Sharing a table to a socially distanced degree with his manager on a video conference call to announce the new deal – each member of the duo sporting a 2019 World Series ring on his right hand – Nationals GM Mike Rizzo referred to the agreement’s “multiyear” nature, but repeatedly refused to reveal anything more specific in response to reporters’ questions.

“We don’t talk about terms as far as years, length and salaries and that type of thing. We’re comfortable with what we have and the consistency that we’re going to have down the road,” said Rizzo, who recently agreed to a three-year extension of his own. “That’s all we want to say about terms, because it’s private information and we don’t want you guys to know about it.”

When Martinez initially was hired by Rizzo in October 2017 – his first managing job at any level – the Nationals’ news release at the time announced that he was given a three-year contract with an option for a fourth year.

That 2021 option had not yet been picked up.

“The partnership that Davey and I have together, our communication styles are very similar. Our aspirations are similar, and kind of our mindset of how to obtain the goals that we want to obtain are similar. I think it’s a good match,” Rizzo said. “We couldn’t have hit on a more positive and enthusiastic leader in the clubhouse. I think you see it shine through even in the most trying times.”

The Nationals entered Saturday – Martinez’s 56th birthday – with a 23-34 record and in last place in the NL East, which Rizzo called “a disappointing season.” The team’s title defense was slowed by injuries and inconsistency during a 60-game season delayed and shortened by the coronavirus pandemic.

World Series MVP Stephen Strasburg threw just five innings because of a nerve issue in his pitching hand and players such as Starlin Castro, Sean Doolittle, Tanner Rainey, Adam Eaton and Carter Kieboom finished the year on the IL.

“This year, for me, we didn’t get it done. We had a lot of bumps in the road this year. But I really, fully believe, we’ve got the core guys here that we need to win another championship,” Martinez said. “I know Mike, myself, we’re going to spend hours and hours and hours trying to fill the void with guys we think can potentially help us in the future. And we’ll be back on the podium.

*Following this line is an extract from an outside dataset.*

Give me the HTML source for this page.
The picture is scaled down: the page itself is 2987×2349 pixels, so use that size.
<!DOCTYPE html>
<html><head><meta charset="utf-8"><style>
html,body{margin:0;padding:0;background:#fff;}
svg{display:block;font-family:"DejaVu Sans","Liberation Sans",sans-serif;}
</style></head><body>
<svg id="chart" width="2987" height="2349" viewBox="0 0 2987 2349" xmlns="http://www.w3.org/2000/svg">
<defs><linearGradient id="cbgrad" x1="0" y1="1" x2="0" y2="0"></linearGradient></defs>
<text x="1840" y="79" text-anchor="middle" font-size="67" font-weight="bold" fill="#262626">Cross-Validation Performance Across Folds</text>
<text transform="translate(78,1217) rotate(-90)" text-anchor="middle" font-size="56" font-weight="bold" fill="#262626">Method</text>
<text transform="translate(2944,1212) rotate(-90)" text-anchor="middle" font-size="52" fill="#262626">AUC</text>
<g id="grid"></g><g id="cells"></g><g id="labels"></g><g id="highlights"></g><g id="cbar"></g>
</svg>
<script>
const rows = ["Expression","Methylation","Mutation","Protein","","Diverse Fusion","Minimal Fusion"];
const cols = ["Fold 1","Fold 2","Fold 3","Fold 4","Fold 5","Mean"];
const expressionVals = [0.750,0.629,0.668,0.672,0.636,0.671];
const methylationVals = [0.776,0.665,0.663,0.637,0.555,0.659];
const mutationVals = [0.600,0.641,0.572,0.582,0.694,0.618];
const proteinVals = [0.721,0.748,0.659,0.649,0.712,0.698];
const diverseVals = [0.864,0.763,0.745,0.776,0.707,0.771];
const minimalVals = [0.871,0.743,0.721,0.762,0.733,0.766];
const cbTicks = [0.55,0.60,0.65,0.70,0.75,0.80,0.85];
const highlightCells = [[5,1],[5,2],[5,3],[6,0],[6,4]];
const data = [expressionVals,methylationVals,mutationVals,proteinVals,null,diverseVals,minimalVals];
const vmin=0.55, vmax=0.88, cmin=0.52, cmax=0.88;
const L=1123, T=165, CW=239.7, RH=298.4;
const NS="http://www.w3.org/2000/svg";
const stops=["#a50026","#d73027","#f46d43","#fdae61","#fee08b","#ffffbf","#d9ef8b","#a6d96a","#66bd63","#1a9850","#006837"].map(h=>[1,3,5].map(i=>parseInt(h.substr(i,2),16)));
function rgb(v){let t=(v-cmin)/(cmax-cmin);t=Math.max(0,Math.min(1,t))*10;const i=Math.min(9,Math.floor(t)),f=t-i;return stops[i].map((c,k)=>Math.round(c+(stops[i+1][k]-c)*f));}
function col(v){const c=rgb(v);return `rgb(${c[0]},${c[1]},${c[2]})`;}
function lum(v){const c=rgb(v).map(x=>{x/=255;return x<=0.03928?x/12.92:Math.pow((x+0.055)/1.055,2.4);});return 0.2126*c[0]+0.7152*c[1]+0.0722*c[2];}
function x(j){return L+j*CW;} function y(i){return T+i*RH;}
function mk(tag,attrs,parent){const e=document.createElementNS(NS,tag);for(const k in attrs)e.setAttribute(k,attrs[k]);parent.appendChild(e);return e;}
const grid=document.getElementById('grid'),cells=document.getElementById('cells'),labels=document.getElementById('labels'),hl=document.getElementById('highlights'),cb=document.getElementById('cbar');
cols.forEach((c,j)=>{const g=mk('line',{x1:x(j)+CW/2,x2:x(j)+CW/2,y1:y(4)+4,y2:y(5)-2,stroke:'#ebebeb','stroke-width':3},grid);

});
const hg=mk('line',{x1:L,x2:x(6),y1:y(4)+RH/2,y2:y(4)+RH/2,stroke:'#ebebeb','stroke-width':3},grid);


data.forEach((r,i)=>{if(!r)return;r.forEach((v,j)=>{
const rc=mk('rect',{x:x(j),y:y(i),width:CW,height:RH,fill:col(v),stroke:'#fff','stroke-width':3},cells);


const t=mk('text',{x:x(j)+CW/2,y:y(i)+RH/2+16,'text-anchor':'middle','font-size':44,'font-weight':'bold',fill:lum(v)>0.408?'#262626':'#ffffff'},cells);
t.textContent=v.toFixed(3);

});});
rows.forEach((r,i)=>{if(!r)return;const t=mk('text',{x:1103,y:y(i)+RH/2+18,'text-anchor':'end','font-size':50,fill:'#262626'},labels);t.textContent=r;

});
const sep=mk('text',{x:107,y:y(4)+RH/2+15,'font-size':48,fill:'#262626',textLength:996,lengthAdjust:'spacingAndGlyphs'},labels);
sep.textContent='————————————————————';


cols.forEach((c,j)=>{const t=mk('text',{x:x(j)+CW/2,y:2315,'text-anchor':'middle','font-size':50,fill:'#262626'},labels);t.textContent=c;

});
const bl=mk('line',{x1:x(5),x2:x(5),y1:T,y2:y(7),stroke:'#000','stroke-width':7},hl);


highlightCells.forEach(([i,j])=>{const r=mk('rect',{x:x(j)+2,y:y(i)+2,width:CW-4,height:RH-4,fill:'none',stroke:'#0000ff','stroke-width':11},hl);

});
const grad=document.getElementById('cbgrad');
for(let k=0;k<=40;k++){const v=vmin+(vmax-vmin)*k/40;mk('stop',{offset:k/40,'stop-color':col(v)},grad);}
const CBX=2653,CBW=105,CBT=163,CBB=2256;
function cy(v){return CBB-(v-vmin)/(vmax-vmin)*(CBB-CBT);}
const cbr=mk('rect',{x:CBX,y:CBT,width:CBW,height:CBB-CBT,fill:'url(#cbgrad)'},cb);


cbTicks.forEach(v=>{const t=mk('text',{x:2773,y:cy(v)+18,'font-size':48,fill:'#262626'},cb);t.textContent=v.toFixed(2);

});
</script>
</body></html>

I’m really confident about that.”

Rizzo was asked Saturday why the team announces contract lengths for players, as is common practice around the major leagues, but wouldn’t do so in this instance for Martinez.

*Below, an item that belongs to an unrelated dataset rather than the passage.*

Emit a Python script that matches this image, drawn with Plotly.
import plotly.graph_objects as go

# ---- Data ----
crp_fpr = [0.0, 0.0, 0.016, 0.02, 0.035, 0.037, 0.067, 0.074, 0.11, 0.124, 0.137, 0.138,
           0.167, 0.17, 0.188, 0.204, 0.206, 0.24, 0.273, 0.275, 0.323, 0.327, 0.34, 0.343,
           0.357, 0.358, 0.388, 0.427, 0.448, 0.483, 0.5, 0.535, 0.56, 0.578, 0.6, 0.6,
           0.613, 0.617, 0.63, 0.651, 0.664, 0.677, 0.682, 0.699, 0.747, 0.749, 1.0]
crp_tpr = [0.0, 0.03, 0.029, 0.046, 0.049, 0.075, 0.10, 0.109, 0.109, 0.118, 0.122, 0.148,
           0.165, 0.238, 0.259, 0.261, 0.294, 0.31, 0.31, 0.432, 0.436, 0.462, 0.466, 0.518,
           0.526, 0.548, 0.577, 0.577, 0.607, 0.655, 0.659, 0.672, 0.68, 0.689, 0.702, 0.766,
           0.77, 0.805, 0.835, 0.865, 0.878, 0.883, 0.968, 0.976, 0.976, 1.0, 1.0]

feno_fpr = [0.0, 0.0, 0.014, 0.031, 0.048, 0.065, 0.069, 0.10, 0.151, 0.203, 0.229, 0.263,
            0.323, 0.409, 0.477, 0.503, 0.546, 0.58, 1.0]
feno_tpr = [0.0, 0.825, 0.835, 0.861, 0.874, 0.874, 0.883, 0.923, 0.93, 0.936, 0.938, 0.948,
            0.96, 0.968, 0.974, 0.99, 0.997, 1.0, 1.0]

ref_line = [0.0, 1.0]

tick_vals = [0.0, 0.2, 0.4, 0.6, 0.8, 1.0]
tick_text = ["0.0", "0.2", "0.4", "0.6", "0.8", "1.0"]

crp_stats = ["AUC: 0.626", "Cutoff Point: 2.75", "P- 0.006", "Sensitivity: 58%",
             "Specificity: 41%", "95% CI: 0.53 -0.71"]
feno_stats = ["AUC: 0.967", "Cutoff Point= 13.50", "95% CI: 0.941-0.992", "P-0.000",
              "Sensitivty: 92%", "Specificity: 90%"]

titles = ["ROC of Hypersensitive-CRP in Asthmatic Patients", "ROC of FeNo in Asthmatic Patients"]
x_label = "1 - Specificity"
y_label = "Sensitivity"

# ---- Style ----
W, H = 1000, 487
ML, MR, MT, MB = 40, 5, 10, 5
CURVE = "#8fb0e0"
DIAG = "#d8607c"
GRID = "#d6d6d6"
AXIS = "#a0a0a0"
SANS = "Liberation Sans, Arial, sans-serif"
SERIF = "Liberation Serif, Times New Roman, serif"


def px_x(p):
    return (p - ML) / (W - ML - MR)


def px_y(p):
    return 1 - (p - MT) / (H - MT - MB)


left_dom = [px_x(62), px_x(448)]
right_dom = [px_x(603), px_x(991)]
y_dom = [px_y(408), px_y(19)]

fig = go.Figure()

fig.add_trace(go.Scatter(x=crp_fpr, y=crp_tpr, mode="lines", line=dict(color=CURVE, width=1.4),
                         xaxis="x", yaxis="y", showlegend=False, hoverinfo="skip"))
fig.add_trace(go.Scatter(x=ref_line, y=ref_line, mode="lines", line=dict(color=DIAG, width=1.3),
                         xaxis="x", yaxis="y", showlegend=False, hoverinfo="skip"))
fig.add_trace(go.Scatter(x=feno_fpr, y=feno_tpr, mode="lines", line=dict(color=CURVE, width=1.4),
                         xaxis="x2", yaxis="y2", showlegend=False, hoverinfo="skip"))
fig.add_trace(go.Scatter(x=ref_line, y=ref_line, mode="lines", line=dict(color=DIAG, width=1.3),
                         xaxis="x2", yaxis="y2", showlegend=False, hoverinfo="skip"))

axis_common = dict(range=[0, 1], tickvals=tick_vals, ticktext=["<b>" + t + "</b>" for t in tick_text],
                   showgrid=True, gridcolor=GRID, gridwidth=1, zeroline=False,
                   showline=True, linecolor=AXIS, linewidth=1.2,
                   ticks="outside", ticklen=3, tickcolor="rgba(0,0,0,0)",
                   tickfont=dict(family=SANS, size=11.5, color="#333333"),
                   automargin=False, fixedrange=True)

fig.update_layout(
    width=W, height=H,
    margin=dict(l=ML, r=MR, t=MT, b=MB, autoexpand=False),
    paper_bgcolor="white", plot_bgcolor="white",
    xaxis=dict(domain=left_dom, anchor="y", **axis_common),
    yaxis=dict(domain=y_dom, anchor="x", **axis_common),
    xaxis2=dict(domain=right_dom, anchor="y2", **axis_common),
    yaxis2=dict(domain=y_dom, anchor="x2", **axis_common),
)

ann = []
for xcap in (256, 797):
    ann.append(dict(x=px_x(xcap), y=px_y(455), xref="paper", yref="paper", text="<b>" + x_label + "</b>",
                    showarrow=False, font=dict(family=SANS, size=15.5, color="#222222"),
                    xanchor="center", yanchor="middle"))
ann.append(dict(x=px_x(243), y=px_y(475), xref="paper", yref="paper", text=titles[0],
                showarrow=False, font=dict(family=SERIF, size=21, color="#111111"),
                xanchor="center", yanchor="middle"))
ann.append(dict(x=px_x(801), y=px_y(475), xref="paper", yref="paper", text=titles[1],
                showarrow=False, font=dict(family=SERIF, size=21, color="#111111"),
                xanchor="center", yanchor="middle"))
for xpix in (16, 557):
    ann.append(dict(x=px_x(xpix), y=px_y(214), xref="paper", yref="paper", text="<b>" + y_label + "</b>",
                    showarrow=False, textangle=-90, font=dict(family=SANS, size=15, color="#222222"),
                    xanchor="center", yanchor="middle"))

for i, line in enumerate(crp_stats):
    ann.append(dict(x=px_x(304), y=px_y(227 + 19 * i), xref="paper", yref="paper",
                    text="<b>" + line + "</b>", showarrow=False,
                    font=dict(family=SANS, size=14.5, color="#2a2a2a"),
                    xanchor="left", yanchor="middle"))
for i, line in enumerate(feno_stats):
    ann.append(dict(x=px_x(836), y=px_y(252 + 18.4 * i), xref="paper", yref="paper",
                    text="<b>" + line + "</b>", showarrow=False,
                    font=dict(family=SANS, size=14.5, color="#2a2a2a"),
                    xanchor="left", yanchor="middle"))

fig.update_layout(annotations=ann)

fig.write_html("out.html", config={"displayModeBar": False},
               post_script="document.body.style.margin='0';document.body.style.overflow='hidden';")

“The reason is we don’t want anybody to know. That’s the reason,” Rizzo said, before asking the reporter: “How much do you make? How many years do you have?”

Moments later, as the back-and-forth continued, Rizzo said: “It’s kind of an individual thing with certain people. I don’t want you to know what I make or how many years I have. Davey doesn’t want you to know. And I think that it’s only fair … when people don’t want certain information out there, that we don’t give it.”

There were some calling for Martinez to lose his job last season when Washington got off to a 19-31 start. But Rizzo stood by his manager, and the team eventually turned things around, going 74-38 the rest of the way to reach the playoffs as an NL wild-card team.

The Nationals then beat the Milwaukee Brewers, Los Angeles Dodgers and St. Louis Cardinals to reach the World Series, where they beat the Houston Astros in Game 7.

Washington joined the 1914 Boston Braves as the only teams in major league history to win a World Series after being 12 games below .500 during a season.

“Everything from Day 1 to where he’s gotten to now, he’s grown so much. He’s really become one of my favorite managers of all,” three-time Cy Young Award winner Max Scherzer said after helping Washington win Saturday’s opener of a doubleheader against the New York Mets. “Davey really understands how to manage a clubhouse, manage a team. We saw it in the postseason. He knows how to push the right buttons when everything is on the line.”